The parties to the Phase II Stipulation also resolved several rate design issues, principally the
elimination of the inclining block rate for residential customers. In addition, the Company was
granted several accounting orders incorporating certain accounting methodologies used in
determining the elements of stranded costs. The annual revenue requirement associated with the
recovery of stranded costs will be reviewed every two years.
With the award of the standard offer rate on November 18, 1999, and orders approving the
Company's T&D rates and stranded investment recovery rates described above, the MPUC has
established all elements of customer rates effective March 1, 2000, the beginning of deregulation
in Maine. On average, our customers' rates will be reduced by approximately 6%.

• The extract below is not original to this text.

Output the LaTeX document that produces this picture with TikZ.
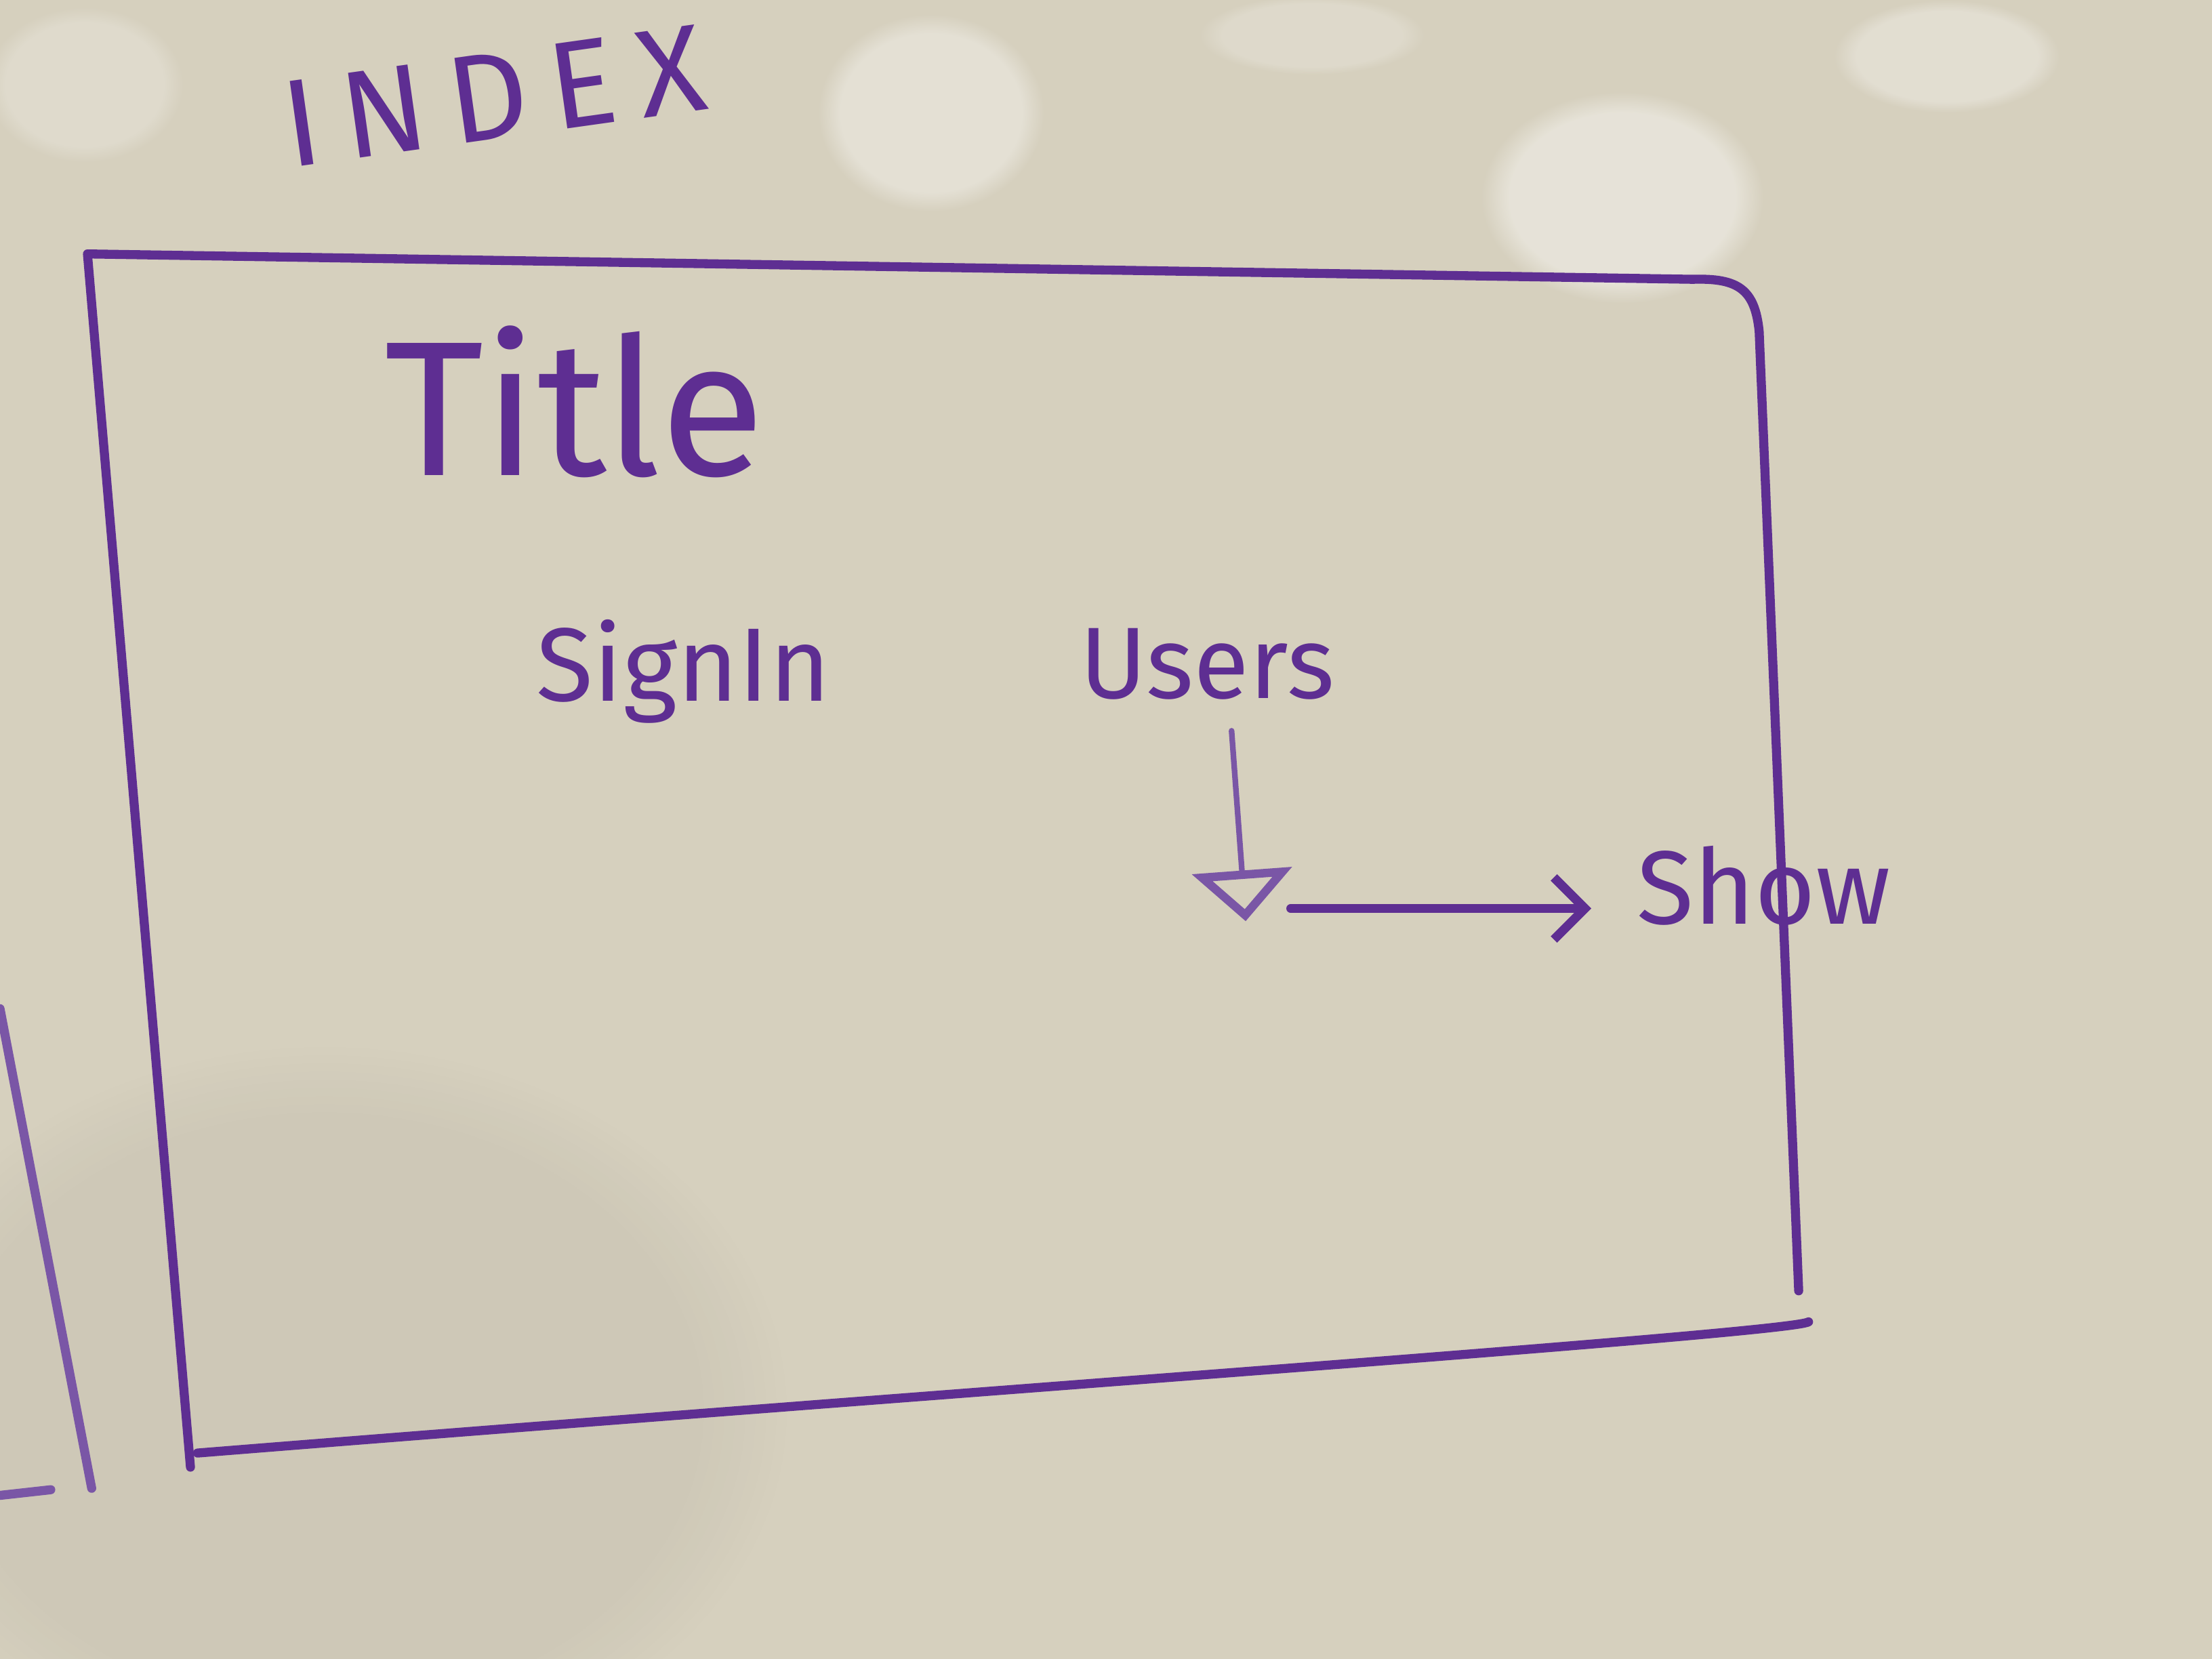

After paying off debt with proceeds from the sale of the Company's generating assets, as
required under the Company's mortgage indentures, the Company projects that the percentage of
common equity as a component in its capital structure would exceed 51%. In order to manage its
capital structure to limit common equity to 51%, the MPUC, on November 17, 1999, approved
the Company's request to repurchase up to 500,000 shares of its common stock over a period of
five years. The shares will be repurchased through an open-market program.
Generating Asset Sale
On July 7, 1998, the Company and WPS Power Development, Inc. (WPS-PDI) signed a
purchase and sale agreement for the Company's electric generating assets. WPS-PDI agreed to
purchase 91.8 megawatts of generating capacity for $37.4 million, which is 3.2 times higher than
the net book value of the assets. This sale of assets was required by the State's electric industry
restructuring law. The gain from the asset sale will reduce stranded cost revenue requirements,
as discussed in the "MPUC Approves Elements of Rates Effective March 1, 2000" section of this
Annual Report.
The Company consummated the sale to WPS-PDI on June 8, 1999 after receiving all of the
major regulatory approvals. The Company's 5% ownership in Maine Yankee was not part of the
sale, since the plant is being decommissioned. After paying Canadian, Federal and State income
taxes, the remaining proceeds, along with interest in the trust account, will be used to reduce the
Company's debt by $22.4 million. The gain from the sale has been deferred, as required by the
MPUC. The components of the deferred gain are as follows:
(Dollars in Millions)
Gross proceeds $ 37.5
Settlement adjustments (.1)
Net proceeds 37.4
Net book value (11.5)
Excess taxes on sale of
Canadian Assets (3.4)
Transition costs, net (1.8)
Deferred RSP rate increase (1.3)
Other .5
Deferred gain * $ 19.9
* The $19.9 million deferred gain above is the $20.2 million "Deferred Gain and
Related Accounts" as of December 31, 1999 reduced by the remaining deferral of
transition costs allowed by the MPUC.
Upon liquidation of the subsidiary in December 1999, $14.1 million of the proceeds was
transferred to the first mortgage trustee for eventual paydown of long-term debt.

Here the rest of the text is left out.